Posts Tagged ‘Colorado Department of Transportation’

Colo. DOT Seeking Comment on Front Range Plan

July 3, 2020

The Colorado Department of Transportation is soliciting public views on a proposed plan to provide intercity rail passenger service along the state’s Front Range of the Rocky Mountains.

The agency has created a website for those interested to comment.

Comments are being accepted through July 31.

The long-range plan envisions service along a 173-mile route from Fort Collins to Pueblo.

Respondents will be asked how often they might use the service, what is most important to influence them to use it, such as travel time or fares, and see options for potential routes.

Highway Project Could Endanger Colorado Depot

January 11, 2020

A historic train station in Grand Junction, Colorado, could be in danger of being razed due to a highway construction project.

Union Station is now sitting unused, fenced off from the current Amtrak stop in Grand Junction for Amtrak’s California Zephyr. The depot has not been used since the 1980s.

The Colorado Department of Transportation is considering expanding the Interstate 70 business loop, which runs past the depot, which opened in 1906.

Friends of the Grand Junction Depot fear that the expansion project could result in the station being demolished.

CDOT plans to widen the road by adding another lane and is studying adding it on the opposite side form the station.

The depot advocacy group wants to see the station renovated so it can be used by Amtrak passengers.

The group says it doesn’t oppose widening the I-70 business loop provided that it does not interfere with access to the Old Grand Junction Depot building.

Colorado Seeks RFP for Front Range Rail Service

June 2, 2019

The Colorado Department of Transportation has issued a request for proposals to study rail options in the Front Range corridor between Pueblo and Fort Collins.

CDOT is joining with the Southwest Chief & Front Range Passenger Rail Commission in seeking ways to relieve traffic congestion by instituting rail service in a region that is home to 85 percent of the state’s population.

Officials have noted that 4.9 million people live in the corridor and it is expected to reach 6.6 million by 2045.

“The Commission is excited to explore how passenger rail can bring sustainable and real congestion relief along our Front Range,” Passenger Rail Commission Chair Jill Gaebler said in a news release. “As our population grows, the I-25 corridor will continue to be a vital link to our economy, moving people and goods while improving connectivity and allowing Colorado to flourish.”

Amtrak to Match SW Chief Route Grant

January 12, 2019

The Rail Passengers Association reported this week that it has learned that Amtrak will provide matching funds for a federal grant to be used to install positive train control on a portion of the route of the Southwest Chief.

The $9.2 million CRISI grant was awarded to the departments of transportation of Kansas and Colorado in partnership with Amtrak and host railroad BNSF.

The grant money will pay for the design, installation, and testing of PTC on about 179 miles of the Chief’s route between Dodge City, Kansas, and Las Animas, Colorado.

The development appears to represent an about face by Amtrak, which had earlier refused to honor its agreement to provide $3 million in matching funds for a $16 million federal TIGER grant won by a New Mexico county for rebuilding the route of the Chief in that state.

The RPA said it doesn’t know the status of Amtrak’s matching funds for the TIGER grant but it continues to lobby the passenger carrier to honor its agreement.

The Southwest Chief operates daily between Chicago and Los Angeles.

DOT Awards PTC Grant to SW Chief Route

December 21, 2018

The U.S. Department of Transportation has awarded a $9.16 million grant to to help pay for installation of positive train control on the route used by the Amtrak’s Southwest Chief between Dodge City, Kansas, and Las Animas, Colorado.

The grant came through DOT’s Consolidated Rail Infrastructure and Safety Improvements Grant Program.

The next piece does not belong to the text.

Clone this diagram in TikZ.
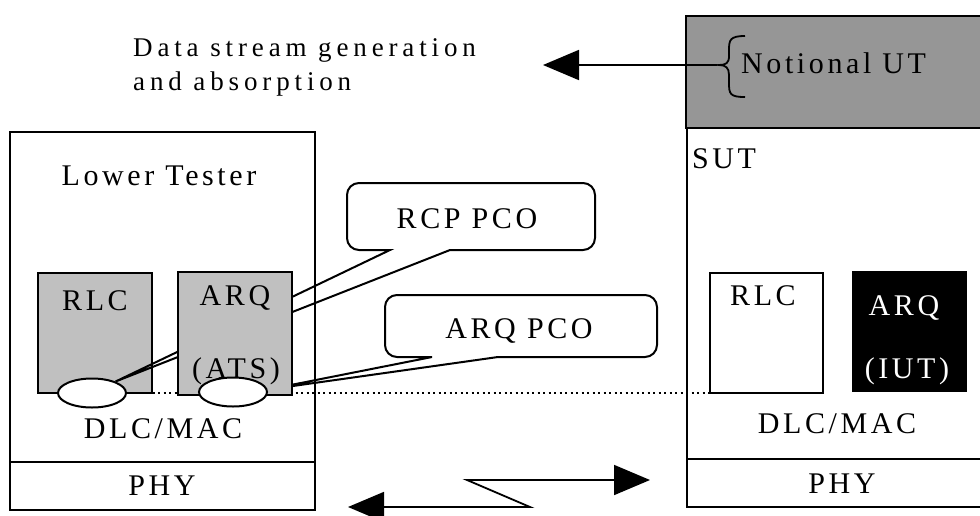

It was sought by the Colorado and Kansas departments of transportation and Amtrak.

The two state DOTs and Amtrak will contributed a 20 percent match of $2.29 million to the federal government’s 80 percent contribution toward the PTC project’s cost.

PTC will be installed on 179 miles of the mostly single-track on the line which is part of the BNSF La Junta Subdivision.

Amtrak had indicated earlier this year that it would refuse to operate Nos. 3 and 4 between Dodge City and Albuquerque next year because the route lacks PTC.

Instead, Amtrak proposed putting through passengers on a bus between the two points, which drew the ire of Congress, state policy makers and passenger train advocates

Last October Amtrak said it would continue rail service as-is through the end of fiscal-year 2019 on Oct. 1, 2019.